WHAT IS NEEDED ->
Copy each of the entries below faithfully, setting aside any pictures.

[Dataset excerpt]
━━━━━━━━━━━━━━━━━━━━
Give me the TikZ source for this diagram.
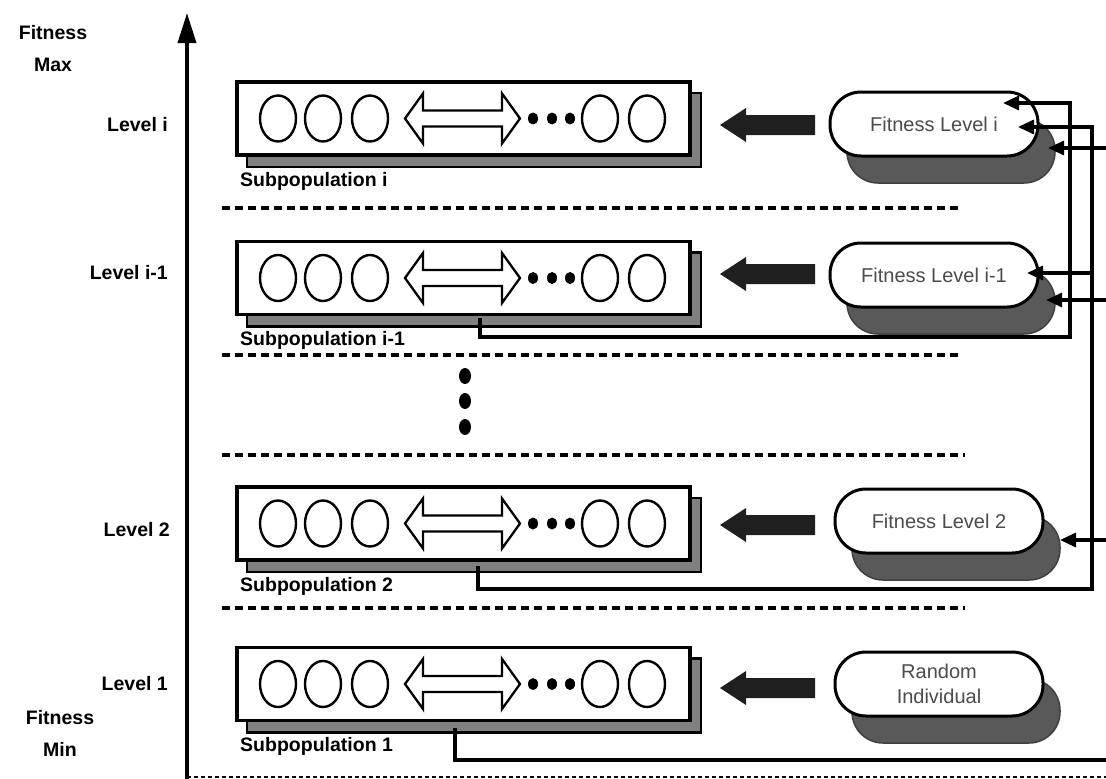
\documentclass[tikz,border=0pt]{standalone}
\usepackage{fontspec}
\setmainfont{Liberation Sans}
\usetikzlibrary{arrows.meta}
\newcommand\SubRow[4]{%
  \fill[black!50, draw=black, line width=2.5pt] (247,#2-25.5) rectangle (701,#2+48.5);
  \node[subbox] (#1) at (463.5,#2) {};
  \foreach \cx in {278,323,370,600,647}
    \draw[line width=2.4pt] (\cx,#2) ellipse [x radius=18, y radius=23];
  \draw[line width=2.3pt, line join=miter] (405,#2) -- (423,#2-25) -- (423,#2-8) -- (502,#2-8) -- (502,#2-25)
     -- (520,#2) -- (502,#2+25) -- (502,#2+8) -- (423,#2+8) -- (423,#2+25) -- cycle;
  \foreach \cx in {533,552,570}
    \fill (\cx,#2) ellipse [x radius=5, y radius=6];
  \node[lab, anchor=west] (#1-t) at (240,#2+62.5) {#3};
}
\newcommand\ThickArrow[1]{%
  \fill[black!88] (720,#1) -- (746,#1-17) -- (746,#1-10) -- (815,#1-10) -- (815,#1+10) -- (746,#1+10) -- (746,#1+17) -- cycle;
}
\begin{document}
\begin{tikzpicture}[x=1pt,y=-1pt,
  lab/.style={font=\bfseries\fontsize{19.5}{22}\selectfont, inner sep=0pt},
  subbox/.style={draw, line width=3.4pt, fill=white, minimum width=453pt, minimum height=73pt, inner sep=0pt},
  fitbox/.style={draw, line width=3pt, fill=white, rounded corners=31pt, minimum width=208pt,
     minimum height=64pt, inner sep=0pt, font=\fontsize{20}{23}\selectfont, text=black!70, align=center},
  fitshadow/.style={fill=black!65, draw=black!75, line width=1.5pt, rounded corners=31pt, minimum width=208pt,
     minimum height=64pt, inner sep=0pt},
  conn/.style={line width=3.2pt},
  tipa/.style={-{Triangle[length=16pt,width=14pt]}},
  sepline/.style={line width=3.6pt, dash pattern=on 8pt off 5pt},
]
\useasboundingbox (0,0) rectangle (1106,779);
% axis
\draw[line width=3.6pt, -{Triangle[length=30pt,width=18pt]}] (187,779) -- (187,13);
\draw[line width=1.5pt, dash pattern=on 4pt off 3pt] (187,777) -- (1106,777);
% axis labels
\node[lab, align=center] (fmax) at (53,49) {Fitness\\[10pt]Max};
\node[lab, align=center] (fmin) at (60,733) {Fitness\\[10pt]Min};
\node[lab, anchor=east] (li) at (168,125) {Level i};
\node[lab, anchor=east] (lim) at (168,273) {Level i-1};
\node[lab, anchor=east] (l2) at (170,530) {Level 2};
\node[lab, anchor=east] (l1) at (168,684) {Level 1};
% separators
\draw[sepline] (222,208) -- (958,208);
\draw[sepline] (222,355) -- (958,355);
\draw[sepline] (222,455) -- (965,455);
\draw[sepline] (222,608) -- (965,608);
% vertical dots
\foreach \yy in {376,401,427}
  \fill (465,\yy) ellipse [x radius=6, y radius=8];
% rows
\SubRow{si}{118.5}{Subpopulation i}{}
\SubRow{sim}{278}{Subpopulation i-1}{}
\SubRow{s2}{523.5}{Subpopulation 2}{}
\SubRow{s1}{684}{Subpopulation 1}{}
\ThickArrow{125}
\ThickArrow{274}
\ThickArrow{525}
\ThickArrow{688}
% fitness boxes
\node[fitshadow] (fi-s) at (951,151) {};
\node[fitbox] (fi) at (934,124) {Fitness Level i};
\node[fitshadow] (fim-s) at (951,302) {};
\node[fitbox] (fim) at (934,275) {Fitness Level i-1};
\node[fitshadow] (f2-s) at (956,548) {};
\node[fitbox] (f2) at (939,521) {Fitness Level 2};
\node[fitshadow] (fr-s) at (956,711) {};
\node[fitbox] (fr) at (939,684) {Random\\[2pt]Individual};
% connector coordinates
\coordinate (a1) at (1003,103);
\coordinate (a2) at (1018,127);
\coordinate (a3) at (1048,148);
\coordinate (b1) at (1027,273);
\coordinate (b2) at (1046,300);
\coordinate (c1) at (1060,540);
\coordinate (ei) at (1106,148);
\coordinate (eim) at (1106,300);
\coordinate (e2) at (1106,540);
\coordinate (e1) at (1106,760);
% subpopulation i-1 -> fitness level i
\draw[conn, tipa] (480,318) -- (480,337) -- (1070,337) -- (1070,103) -- (a1);
% subpopulation 2 -> fitness level i and i-1
\draw[conn, tipa] (478,566) -- (478,589) -- (1092,589) -- (1092,127) -- (a2);
\draw[conn, tipa] (1092,273) -- (b1);
% lines from the right edge
\draw[conn, tipa] (ei) -- (a3);
\draw[conn, tipa] (eim) -- (b2);
\draw[conn, tipa] (e2) -- (c1);
% subpopulation 1
\draw[conn] (455,728) -- (455,760) -- (e1);
\end{tikzpicture}
\end{document}
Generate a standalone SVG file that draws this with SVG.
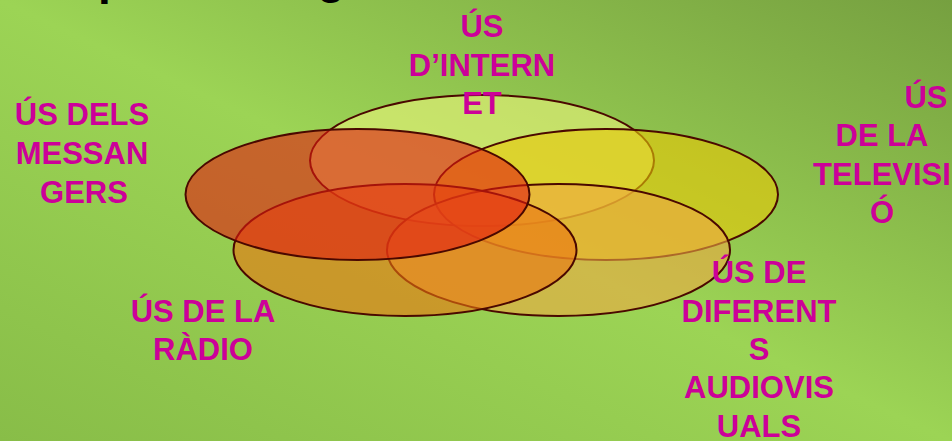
<svg xmlns="http://www.w3.org/2000/svg" width="952" height="441" viewBox="0 0 952 441">
<defs>
<linearGradient id="bg" x1="0" y1="1" x2="1" y2="0">
<stop offset="0" stop-color="#88bd48"/>
<stop offset="0.5" stop-color="#9cd455"/>
<stop offset="1" stop-color="#76a040"/>
</linearGradient>
<style>
.e{stroke:#4a0800;stroke-width:2;fill-opacity:0.6}
.t{font-family:"Liberation Sans",Arial,sans-serif;font-weight:bold;font-size:31px;fill:#cc0099;text-anchor:middle}
.h{font-family:"Liberation Sans",Arial,sans-serif;font-weight:bold;font-size:46px;fill:#000}
</style>
</defs>
<rect width="952" height="441" fill="url(#bg)"/>
<g id="title">
<text class="h" x="98" y="-6">p</text>
<text class="h" x="317" y="-7">g</text>
</g>
<g id="venn">
<g id="internet"><ellipse class="e" cx="482" cy="160.5" rx="172" ry="65.5" fill="#e9f37b"/></g>
<g id="televisio"><ellipse class="e" cx="606" cy="194.5" rx="172" ry="65.5" fill="#e9c807"/></g>
<g id="audiovisuals"><ellipse class="e" cx="558.5" cy="250" rx="171.5" ry="66" fill="#eea843"/></g>
<g id="radio"><ellipse class="e" cx="405" cy="250" rx="171.5" ry="66" fill="#eb7511"/></g>
<g id="messangers"><ellipse class="e" cx="357.5" cy="194.5" rx="172" ry="65.5" fill="#e31b11"/></g>
</g>
<g id="labels">
<text class="t"><tspan x="82" y="125">ÚS DELS</tspan><tspan x="82" y="164">MESSAN</tspan><tspan x="84" y="203">GERS</tspan></text>
<text class="t"><tspan x="482" y="37">ÚS</tspan><tspan x="482" y="76">D’INTERN</tspan><tspan x="482" y="114">ET</tspan></text>
<text class="t"><tspan x="926" y="108">ÚS</tspan><tspan x="882" y="146">DE LA</tspan><tspan x="882" y="185">TELEVISI</tspan><tspan x="882" y="223">Ó</tspan></text>
<text class="t"><tspan x="203" y="322">ÚS DE LA</tspan><tspan x="203" y="360">RÀDIO</tspan></text>
<text class="t"><tspan x="759" y="283">ÚS DE</tspan><tspan x="759" y="322">DIFERENT</tspan><tspan x="759" y="360">S</tspan><tspan x="759" y="398">AUDIOVIS</tspan><tspan x="759" y="437">UALS</tspan></text>
</g>
</svg>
━━━━━━━━━━━━━━━━━━━━
EXERCISE RESPONSE ->
Give me the TikZ source for this diagram.
\documentclass[tikz,border=0pt]{standalone}
\usepackage{fontspec}
\setmainfont{Liberation Sans}
\usetikzlibrary{arrows.meta}
\newcommand\SubRow[4]{%
  \fill[black!50, draw=black, line width=2.5pt] (247,#2-25.5) rectangle (701,#2+48.5);
  \node[subbox] (#1) at (463.5,#2) {};
  \foreach \cx in {278,323,370,600,647}
    \draw[line width=2.4pt] (\cx,#2) ellipse [x radius=18, y radius=23];
  \draw[line width=2.3pt, line join=miter] (405,#2) -- (423,#2-25) -- (423,#2-8) -- (502,#2-8) -- (502,#2-25)
     -- (520,#2) -- (502,#2+25) -- (502,#2+8) -- (423,#2+8) -- (423,#2+25) -- cycle;
  \foreach \cx in {533,552,570}
    \fill (\cx,#2) ellipse [x radius=5, y radius=6];
  \node[lab, anchor=west] (#1-t) at (240,#2+62.5) {#3};
}
\newcommand\ThickArrow[1]{%
  \fill[black!88] (720,#1) -- (746,#1-17) -- (746,#1-10) -- (815,#1-10) -- (815,#1+10) -- (746,#1+10) -- (746,#1+17) -- cycle;
}
\begin{document}
\begin{tikzpicture}[x=1pt,y=-1pt,
  lab/.style={font=\bfseries\fontsize{19.5}{22}\selectfont, inner sep=0pt},
  subbox/.style={draw, line width=3.4pt, fill=white, minimum width=453pt, minimum height=73pt, inner sep=0pt},
  fitbox/.style={draw, line width=3pt, fill=white, rounded corners=31pt, minimum width=208pt,
     minimum height=64pt, inner sep=0pt, font=\fontsize{20}{23}\selectfont, text=black!70, align=center},
  fitshadow/.style={fill=black!65, draw=black!75, line width=1.5pt, rounded corners=31pt, minimum width=208pt,
     minimum height=64pt, inner sep=0pt},
  conn/.style={line width=3.2pt},
  tipa/.style={-{Triangle[length=16pt,width=14pt]}},
  sepline/.style={line width=3.6pt, dash pattern=on 8pt off 5pt},
]
\useasboundingbox (0,0) rectangle (1106,779);
% axis
\draw[line width=3.6pt, -{Triangle[length=30pt,width=18pt]}] (187,779) -- (187,13);
\draw[line width=1.5pt, dash pattern=on 4pt off 3pt] (187,777) -- (1106,777);
% axis labels
\node[lab, align=center] (fmax) at (53,49) {Fitness\\[10pt]Max};
\node[lab, align=center] (fmin) at (60,733) {Fitness\\[10pt]Min};
\node[lab, anchor=east] (li) at (168,125) {Level i};
\node[lab, anchor=east] (lim) at (168,273) {Level i-1};
\node[lab, anchor=east] (l2) at (170,530) {Level 2};
\node[lab, anchor=east] (l1) at (168,684) {Level 1};
% separators
\draw[sepline] (222,208) -- (958,208);
\draw[sepline] (222,355) -- (958,355);
\draw[sepline] (222,455) -- (965,455);
\draw[sepline] (222,608) -- (965,608);
% vertical dots
\foreach \yy in {376,401,427}
  \fill (465,\yy) ellipse [x radius=6, y radius=8];
% rows
\SubRow{si}{118.5}{Subpopulation i}{}
\SubRow{sim}{278}{Subpopulation i-1}{}
\SubRow{s2}{523.5}{Subpopulation 2}{}
\SubRow{s1}{684}{Subpopulation 1}{}
\ThickArrow{125}
\ThickArrow{274}
\ThickArrow{525}
\ThickArrow{688}
% fitness boxes
\node[fitshadow] (fi-s) at (951,151) {};
\node[fitbox] (fi) at (934,124) {Fitness Level i};
\node[fitshadow] (fim-s) at (951,302) {};
\node[fitbox] (fim) at (934,275) {Fitness Level i-1};
\node[fitshadow] (f2-s) at (956,548) {};
\node[fitbox] (f2) at (939,521) {Fitness Level 2};
\node[fitshadow] (fr-s) at (956,711) {};
\node[fitbox] (fr) at (939,684) {Random\\[2pt]Individual};
% connector coordinates
\coordinate (a1) at (1003,103);
\coordinate (a2) at (1018,127);
\coordinate (a3) at (1048,148);
\coordinate (b1) at (1027,273);
\coordinate (b2) at (1046,300);
\coordinate (c1) at (1060,540);
\coordinate (ei) at (1106,148);
\coordinate (eim) at (1106,300);
\coordinate (e2) at (1106,540);
\coordinate (e1) at (1106,760);
% subpopulation i-1 -> fitness level i
\draw[conn, tipa] (480,318) -- (480,337) -- (1070,337) -- (1070,103) -- (a1);
% subpopulation 2 -> fitness level i and i-1
\draw[conn, tipa] (478,566) -- (478,589) -- (1092,589) -- (1092,127) -- (a2);
\draw[conn, tipa] (1092,273) -- (b1);
% lines from the right edge
\draw[conn, tipa] (ei) -- (a3);
\draw[conn, tipa] (eim) -- (b2);
\draw[conn, tipa] (e2) -- (c1);
% subpopulation 1
\draw[conn] (455,728) -- (455,760) -- (e1);
\end{tikzpicture}
\end{document}
Generate a standalone SVG file that draws this with SVG.
<svg xmlns="http://www.w3.org/2000/svg" width="952" height="441" viewBox="0 0 952 441">
<defs>
<linearGradient id="bg" x1="0" y1="1" x2="1" y2="0">
<stop offset="0" stop-color="#88bd48"/>
<stop offset="0.5" stop-color="#9cd455"/>
<stop offset="1" stop-color="#76a040"/>
</linearGradient>
<style>
.e{stroke:#4a0800;stroke-width:2;fill-opacity:0.6}
.t{font-family:"Liberation Sans",Arial,sans-serif;font-weight:bold;font-size:31px;fill:#cc0099;text-anchor:middle}
.h{font-family:"Liberation Sans",Arial,sans-serif;font-weight:bold;font-size:46px;fill:#000}
</style>
</defs>
<rect width="952" height="441" fill="url(#bg)"/>
<g id="title">
<text class="h" x="98" y="-6">p</text>
<text class="h" x="317" y="-7">g</text>
</g>
<g id="venn">
<g id="internet"><ellipse class="e" cx="482" cy="160.5" rx="172" ry="65.5" fill="#e9f37b"/></g>
<g id="televisio"><ellipse class="e" cx="606" cy="194.5" rx="172" ry="65.5" fill="#e9c807"/></g>
<g id="audiovisuals"><ellipse class="e" cx="558.5" cy="250" rx="171.5" ry="66" fill="#eea843"/></g>
<g id="radio"><ellipse class="e" cx="405" cy="250" rx="171.5" ry="66" fill="#eb7511"/></g>
<g id="messangers"><ellipse class="e" cx="357.5" cy="194.5" rx="172" ry="65.5" fill="#e31b11"/></g>
</g>
<g id="labels">
<text class="t"><tspan x="82" y="125">ÚS DELS</tspan><tspan x="82" y="164">MESSAN</tspan><tspan x="84" y="203">GERS</tspan></text>
<text class="t"><tspan x="482" y="37">ÚS</tspan><tspan x="482" y="76">D’INTERN</tspan><tspan x="482" y="114">ET</tspan></text>
<text class="t"><tspan x="926" y="108">ÚS</tspan><tspan x="882" y="146">DE LA</tspan><tspan x="882" y="185">TELEVISI</tspan><tspan x="882" y="223">Ó</tspan></text>
<text class="t"><tspan x="203" y="322">ÚS DE LA</tspan><tspan x="203" y="360">RÀDIO</tspan></text>
<text class="t"><tspan x="759" y="283">ÚS DE</tspan><tspan x="759" y="322">DIFERENT</tspan><tspan x="759" y="360">S</tspan><tspan x="759" y="398">AUDIOVIS</tspan><tspan x="759" y="437">UALS</tspan></text>
</g>
</svg>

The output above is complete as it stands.